United Nations Secretary-General Ban Ki-Moon © AFP

Twenty prominent human rights groups have urged United Nations chief Ban Ki-moon to put Saudi Arabia back on a blacklist for overwhelmingly violating children's rights in Yemen.

“If the Saudi-led coalition wants to be removed from the list, it should stop killing and maiming children and bombing schools and hospitals in Yemen, the violations for which it was listed,” the groups wrote in a letter on Wednesday.

The letter was signed by 20 rights groups, including Human Rights Watch, Amnesty International and Oxfam, who accused Ban of giving in to “political manipulation” by the kingdom.

On Monday, the UN dropped Saudi Arabia from its annual blacklist, only one week after it announced the blacklisting of the regime.

Amnesty International decried the move as “blatant pandering,” which “damages the credibility of the UN as a whole.”

“The responsibility of the Saudi-led coalition for grave violations against children in many of these attacks is not in doubt,” wrote the rights groups.

“The evidence of grave violations against children in Yemen by the Saudi-led coalition is overwhelming,” read the letter.

They said the UN chief’s decision undermined “an invaluable tool in efforts to curb violations against children in armed conflict.”

This file photo shows the ruins of a school hit by Saudi jets in the capital Sana’a, on February 12, 2016. © AFP

According to some diplomatic sources, Saudi Arabia and its allies have threatened to cut off funding to UN programs if the body keeps the kingdom in the blacklist.
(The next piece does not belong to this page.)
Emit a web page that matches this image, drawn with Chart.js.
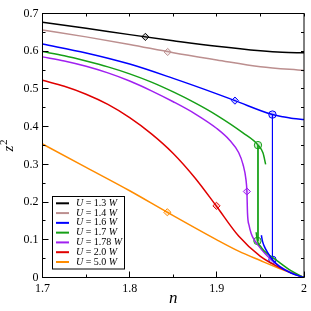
<!DOCTYPE html>
<html>
<head>
<meta charset="utf-8">
<script src="https://cdn.jsdelivr.net/npm/chart.js@4.4.0/dist/chart.umd.min.js"></script>
<style>
  html, body { margin: 0; padding: 0; background: #fff; }
  #chart { display: block; }
</style>
</head>
<body>
<canvas id="chart" width="311" height="311"></canvas>
<script>
const uLabels = ['1.3', '1.4', '1.6', '1.7', '1.78', '2.0', '5.0'];

const nU13 = [1.7, 1.75, 1.8, 1.85, 1.9, 1.95, 1.975, 2.0];
const zU13 = [0.677, 0.661, 0.644, 0.628, 0.613, 0.601, 0.597, 0.596];

const nU14 = [1.7, 1.75, 1.8, 1.85, 1.9, 1.95, 2.0];
const zU14 = [0.656, 0.638, 0.618, 0.596, 0.577, 0.559, 0.549];

const nU16 = [1.7, 1.75, 1.8, 1.85, 1.9, 1.9208, 1.9638, 1.975, 1.9875, 2.0];
const zU16 = [0.619, 0.5955, 0.566, 0.528, 0.487, 0.469, 0.432, 0.4265, 0.4215, 0.419];
const nU16low = [1.9511, 1.9525, 1.955, 1.958, 1.9638, 1.972, 1.985, 2.0];
const zU16low = [0.112, 0.095, 0.08, 0.067, 0.047, 0.029, 0.012, 0];

const nU17 = [1.7, 1.725, 1.75, 1.775, 1.8, 1.825, 1.85, 1.875, 1.9, 1.93, 1.9474, 1.953, 1.956];
const zU17 = [0.599, 0.588, 0.574, 0.5585, 0.540, 0.518, 0.492, 0.463, 0.430, 0.3835, 0.351, 0.33, 0.30];
const nU17low = [1.9451, 1.9466, 1.95, 1.9542, 1.9693, 1.985, 2.0];
const zU17low = [0.120, 0.097, 0.083, 0.071, 0.044, 0.018, 0];

const nU178 = [1.7, 1.725, 1.75, 1.775, 1.8, 1.825, 1.85, 1.875, 1.9, 1.915, 1.925, 1.93, 1.9335, 1.9345,
  1.9352, 1.937, 1.9395, 1.943, 1.9466, 1.952, 1.958, 1.965, 1.973, 1.985, 2.0];
const zU178 = [0.585, 0.574, 0.560, 0.5425, 0.521, 0.495, 0.466, 0.434, 0.395, 0.3635, 0.3315, 0.30, 0.258, 0.228,
  0.17, 0.138, 0.116, 0.099, 0.088, 0.072, 0.057, 0.042, 0.028, 0.013, 0];

const nU20 = [1.7, 1.725, 1.75, 1.775, 1.8, 1.825, 1.85, 1.875, 1.8996, 1.925, 1.95, 1.975, 2.0];
const zU20 = [0.523, 0.507, 0.486, 0.459, 0.424, 0.381, 0.329, 0.264, 0.189, 0.110, 0.056, 0.023, 0];

const nU50 = [1.7, 1.75, 1.8, 1.8432, 1.9, 1.925, 1.95, 1.975, 2.0];
const zU50 = [0.354, 0.292, 0.230, 0.173, 0.100, 0.070, 0.045, 0.021, 0];

// vertical jumps between the two branches
const jumpN = [1.9638, 1.9472];
const jumpTop = [0.432, 0.351];
const jumpBottom = [0.047, 0.097];
const jumpSeries = [2, 3];

const diamondN = [1.818, 1.8436, 1.9208, 1.9345, 1.8996, 1.8432];
const diamondZ = [0.638, 0.598, 0.469, 0.228, 0.190, 0.173];
const diamondSeries = [0, 1, 2, 4, 5, 6];

const circleN = [1.9638, 1.9638, 1.9472, 1.9466];
const circleZ = [0.432, 0.047, 0.351, 0.097];
const circleSeries = [2, 2, 3, 3];

const xTicks = [1.7, 1.8, 1.9, 2.0];
const yTicks = [0, 0.1, 0.2, 0.3, 0.4, 0.5, 0.6, 0.7];

const colors = ['#000000', '#bc8f8f', '#0000ff', '#16a016', '#a020f0', '#e00000', '#ff8c00'];
const FONT = "'Liberation Serif', 'DejaVu Serif', serif";

function toPoints(ns, zs) {
  return ns.map((n, i) => ({ x: n, y: zs[i] }));
}

function curve(ns, zs, series) {
  return {
    data: toPoints(ns, zs),
    showLine: true,
    borderColor: colors[series],
    borderWidth: 1.5,
    pointRadius: 0,
    cubicInterpolationMode: 'monotone',
    fill: false,
  };
}

function fade(hex) {
  return hex + '33';
}

const datasets = [
  curve(nU13, zU13, 0),
  curve(nU14, zU14, 1),
  curve(nU16, zU16, 2),
  curve(nU16low, zU16low, 2),
  curve(nU17, zU17, 3),
  curve(nU17low, zU17low, 3),
  curve(nU178, zU178, 4),
  curve(nU20, zU20, 5),
  curve(nU50, zU50, 6),
];

jumpN.forEach((n, i) => {
  datasets.push({
    data: [{ x: n, y: jumpTop[i] }, { x: n, y: jumpBottom[i] }],
    showLine: true,
    borderColor: colors[jumpSeries[i]],
    borderWidth: 1,
    pointRadius: 0,
  });
});

datasets.push({
  data: toPoints(diamondN, diamondZ),
  showLine: false,
  pointStyle: 'rectRot',
  pointRadius: 3.6,
  pointBorderWidth: 1,
  pointBorderColor: diamondSeries.map((s) => colors[s]),
  pointBackgroundColor: diamondSeries.map((s) => fade(colors[s])),
});

datasets.push({
  data: toPoints(circleN, circleZ),
  showLine: false,
  pointStyle: 'circle',
  pointRadius: 3.7,
  pointBorderWidth: 1,
  pointBorderColor: circleSeries.map((s) => colors[s]),
  pointBackgroundColor: circleSeries.map((s) => fade(colors[s])),
});

function crisp(v) {
  return Math.round(v - 0.5) + 0.5;
}

const framePlugin = {
  id: 'frame',
  afterDraw(chart) {
    const { ctx, chartArea: area, scales } = chart;
    const xs = scales.x;
    const ys = scales.y;
    ctx.save();
    ctx.strokeStyle = '#000';
    ctx.lineWidth = 1;
    ctx.strokeRect(area.left, area.top, area.right - area.left, area.bottom - area.top);

    ctx.beginPath();
    for (let k = 0; k <= 6; k++) {
      const v = 1.7 + k * 0.05;
      const px = crisp(xs.getPixelForValue(v));
      const major = k % 2 === 0;
      ctx.moveTo(px, area.bottom);
      ctx.lineTo(px, area.bottom - (major ? 6 : 3));
      ctx.moveTo(px, area.top);
      ctx.lineTo(px, area.top + 3);
    }
    for (let k = 0; k <= 14; k++) {
      const v = k * 0.05;
      const py = crisp(ys.getPixelForValue(v));
      const major = k % 2 === 0;
      ctx.moveTo(area.left, py);
      ctx.lineTo(area.left + (major ? 6 : 3), py);
      ctx.moveTo(area.right, py);
      ctx.lineTo(area.right - 3, py);
    }
    ctx.stroke();

    // axis titles
    ctx.fillStyle = '#000';
    ctx.font = `italic 17px ${FONT}`;
    ctx.textAlign = 'center';
    ctx.textBaseline = 'alphabetic';
    ctx.fillText('n', (area.left + area.right) / 2, 303);

    ctx.translate(13, (area.top + area.bottom) / 2);
    ctx.rotate(-Math.PI / 2);
    ctx.textAlign = 'left';
    ctx.font = `italic 15px ${FONT}`;
    const zw = ctx.measureText('z').width;
    const total = zw + 6;
    ctx.fillText('z', -total / 2, 0);
    ctx.font = `11px ${FONT}`;
    ctx.fillText('2', -total / 2 + zw + 0.5, -6);
    ctx.restore();

    // legend box
    ctx.save();
    ctx.fillStyle = '#fff';
    ctx.fillRect(52.5, 196.5, 72, 72.5);
    ctx.strokeStyle = '#000';
    ctx.lineWidth = 1;
    ctx.strokeRect(52.5, 196.5, 72, 72.5);
    ctx.textBaseline = 'middle';
    ctx.textAlign = 'left';
    uLabels.forEach((label, i) => {
      const y = 203.3 + i * 9.78;
      ctx.strokeStyle = colors[i];
      ctx.lineWidth = 2;
      ctx.beginPath();
      ctx.moveTo(56, y);
      ctx.lineTo(69, y);
      ctx.stroke();
      ctx.fillStyle = '#000';
      let x = 76;
      ctx.font = `italic 10px ${FONT}`;
      ctx.fillText('U', x, y);
      x += ctx.measureText('U').width;
      ctx.font = `10px ${FONT}`;
      const mid = ` = ${label} `;
      ctx.fillText(mid, x, y);
      x += ctx.measureText(mid).width;
      ctx.font = `italic 10px ${FONT}`;
      ctx.fillText('W', x, y);
    });
    ctx.restore();
  },
};

const tickFont = { family: FONT, size: 12 };

new Chart(document.getElementById('chart'), {
  type: 'scatter',
  data: { datasets },
  options: {
    responsive: false,
    animation: false,
    layout: { padding: { top: 13.5, right: 4.5, left: 0, bottom: 0 } },
    plugins: { legend: { display: false }, tooltip: { enabled: false } },
    scales: {
      x: {
        type: 'linear',
        min: 1.7,
        max: 2.0,
        afterFit: (scale) => { scale.height = 33.5; },
        afterBuildTicks: (scale) => { scale.ticks = xTicks.map((v) => ({ value: v })); },
        grid: { display: false, drawTicks: false },
        border: { display: false },
        ticks: {
          font: tickFont,
          color: '#000',
          padding: 4,
          maxRotation: 0,
          callback: (v) => (v === 2 ? '2' : v.toFixed(1)),
        },
      },
      y: {
        type: 'linear',
        min: 0,
        max: 0.7,
        afterFit: (scale) => { scale.width = 42.5; },
        afterBuildTicks: (scale) => { scale.ticks = yTicks.map((v) => ({ value: v })); },
        grid: { display: false, drawTicks: false },
        border: { display: false },
        ticks: {
          font: tickFont,
          color: '#000',
          padding: 4,
          callback: (v) => (v === 0 ? '0' : v.toFixed(1)),
        },
      },
    },
  },
  plugins: [framePlugin],
});
</script>
</body>
</html>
The sources said on Tuesday that the UN chief’s office was bombarded with calls from foreign ministers of the Persian Gulf littoral states, as well as ministers from the Organization of Islamic Cooperation (OIC), after the blacklisting was announced last week.

The UN move also contradicted its recently released report that holds Riyadh responsible for 60 percent of child deaths and injuries in Yemen last Year.
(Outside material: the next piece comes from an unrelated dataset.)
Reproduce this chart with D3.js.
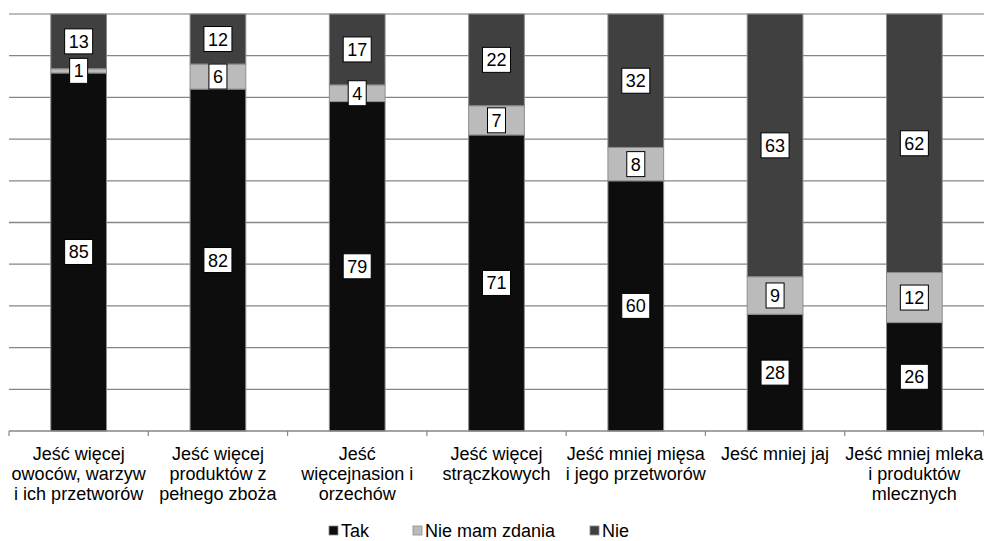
<!DOCTYPE html>
<html>
<head>
<meta charset="utf-8">
<script src="https://cdn.jsdelivr.net/npm/d3@7"></script>
<style>
  body { margin: 0; background: #fff; }
  text { font-family: "Liberation Sans", Arial, sans-serif; }
</style>
</head>
<body>
<div id="chart"></div>
<script>
// chart data
var categories = [
  ["Jeść więcej", "owoców, warzyw", "i ich przetworów"],
  ["Jeść więcej", "produktów z", "pełnego zboża"],
  ["Jeść", "więcejnasion i", "orzechów"],
  ["Jeść więcej", "strączkowych"],
  ["Jeść mniej mięsa", "i jego przetworów"],
  ["Jeść mniej jaj"],
  ["Jeść mniej mleka", "i produktów", "mlecznych"]
];
var seriesNames = ["Tak", "Nie mam zdania", "Nie"];
var takValues = [85, 82, 79, 71, 60, 28, 26];
var noOpinionValues = [1, 6, 4, 7, 8, 9, 12];
var nieValues = [13, 12, 17, 22, 32, 63, 62];
var yTicks = [0, 0.1, 0.2, 0.3, 0.4, 0.5, 0.6, 0.7, 0.8, 0.9, 1];

var colors = ["#0d0d0d", "#bbbbbb", "#404040"];

var svgWidth = 984;
var svgHeight = 541;

var margin = { top: 14, right: 0, bottom: 110, left: 9 };
var width = svgWidth - margin.left - margin.right;
var height = svgHeight - margin.top - margin.bottom;

var svg = d3.select("#chart")
  .append("svg")
  .attr("width", svgWidth)
  .attr("height", svgHeight);

var chartGroup = svg.append("g")
  .attr("transform", `translate(${margin.left}, ${margin.top})`);

// build rows for the stack
var rows = categories.map(function(c, i) {
  return { idx: i, Tak: takValues[i], "Nie mam zdania": noOpinionValues[i], Nie: nieValues[i] };
});

var stack = d3.stack()
  .keys(seriesNames)
  .offset(d3.stackOffsetExpand);
var layers = stack(rows);

var xScale = d3.scaleBand()
  .domain(d3.range(categories.length))
  .range([0, width])
  .paddingInner(0.6)
  .paddingOuter(0.3);

var xTickScale = d3.scaleLinear()
  .domain([0, categories.length])
  .range([0, width]);

var yScale = d3.scaleLinear()
  .domain([0, 1])
  .range([height, 0]);

// gridlines
chartGroup.append("g")
  .selectAll("line")
  .data(yTicks.slice(1))
  .enter()
  .append("line")
  .attr("x1", 0)
  .attr("x2", width)
  .attr("y1", d => yScale(d))
  .attr("y2", d => yScale(d))
  .attr("stroke", (d, i) => i === yTicks.length - 2 ? "#a6a6a6" : "#868686")
  .attr("stroke-width", 1.3);

// bars
var layerGroups = chartGroup.selectAll(".layer")
  .data(layers)
  .enter()
  .append("g")
  .attr("class", "layer")
  .attr("fill", (d, i) => colors[i]);

layerGroups.selectAll("rect")
  .data(d => d)
  .enter()
  .append("rect")
  .attr("x", d => xScale(d.data.idx))
  .attr("width", xScale.bandwidth())
  .attr("y", d => yScale(d[1]))
  .attr("height", d => yScale(d[0]) - yScale(d[1]))
  .attr("stroke", "#8c8c8c")
  .attr("stroke-width", 1);

// x axis
var axisGroup = chartGroup.append("g")
  .attr("transform", `translate(0, ${height})`);

axisGroup.append("line")
  .attr("x1", 0)
  .attr("x2", width)
  .attr("stroke", "#868686")
  .attr("stroke-width", 1.5);

axisGroup.selectAll(".tick")
  .data(d3.range(categories.length + 1))
  .enter()
  .append("line")
  .attr("x1", d => xTickScale(d))
  .attr("x2", d => xTickScale(d))
  .attr("y1", 0)
  .attr("y2", 5)
  .attr("stroke", "#868686")
  .attr("stroke-width", 1.2);

var catLabels = axisGroup.selectAll(".cat")
  .data(categories)
  .enter()
  .append("text")
  .attr("class", "cat")
  .attr("text-anchor", "middle")
  .attr("font-size", "18px")
  .attr("fill", "#000");

catLabels.selectAll("tspan")
  .data((d, i) => d.map(line => ({ line: line, idx: i })))
  .enter()
  .append("tspan")
  .attr("x", d => xScale(d.idx) + xScale.bandwidth() / 2)
  .attr("y", (d, j) => 28.5 + j * 20)
  .text(d => d.line);

// value labels
var labelGroup = chartGroup.append("g");
layers.forEach(function(layer, li) {
  layer.forEach(function(d) {
    var v = d.data[seriesNames[li]];
    var cx = xScale(d.data.idx) + xScale.bandwidth() / 2;
    var cy = (yScale(d[0]) + yScale(d[1])) / 2;
    var g = labelGroup.append("g")
      .attr("transform", `translate(${cx}, ${cy})`);
    var t = g.append("text")
      .attr("text-anchor", "middle")
      .attr("dy", "0.36em")
      .attr("font-size", "18px")
      .attr("fill", "#000")
      .text(v);
    var bb = t.node().getBBox();
    g.insert("rect", "text")
      .attr("x", bb.x - 4)
      .attr("y", -12.5)
      .attr("width", bb.width + 8)
      .attr("height", 25)
      .attr("fill", "#fff")
      .attr("stroke", "#000")
      .attr("stroke-width", 1);
  });
});

// legend
var legendX = [329, 413, 590];
var legend = svg.append("g")
  .attr("transform", "translate(0, 531)");

var legendItems = legend.selectAll(".item")
  .data(seriesNames)
  .enter()
  .append("g")
  .attr("class", "item")
  .attr("transform", (d, i) => `translate(${legendX[i]}, 0)`);

legendItems.append("rect")
  .attr("x", 0)
  .attr("y", -5)
  .attr("width", 9)
  .attr("height", 9)
  .attr("fill", (d, i) => colors[i])
  .attr("stroke", "#8c8c8c")
  .attr("stroke-width", 0.8);

legendItems.append("text")
  .attr("x", 12)
  .attr("dy", "0.35em")
  .attr("font-size", "18px")
  .attr("fill", "#000")
  .text(d => d);
</script>
</body>
</html>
The report, which was released on Tuesday, attributed 510 child deaths and 667 injuries to Saudi aggression in Yemen.

More than 9,400 people have been killed and at least 16,000 others injured in Yemen since last March, when Saudi Arabia launched its military aggression against the country.

Riyadh has been backed by Egypt, Morocco, Jordan, the United Arab Emirates, Sudan, Kuwait, Qatar and Bahrain in the military campaign.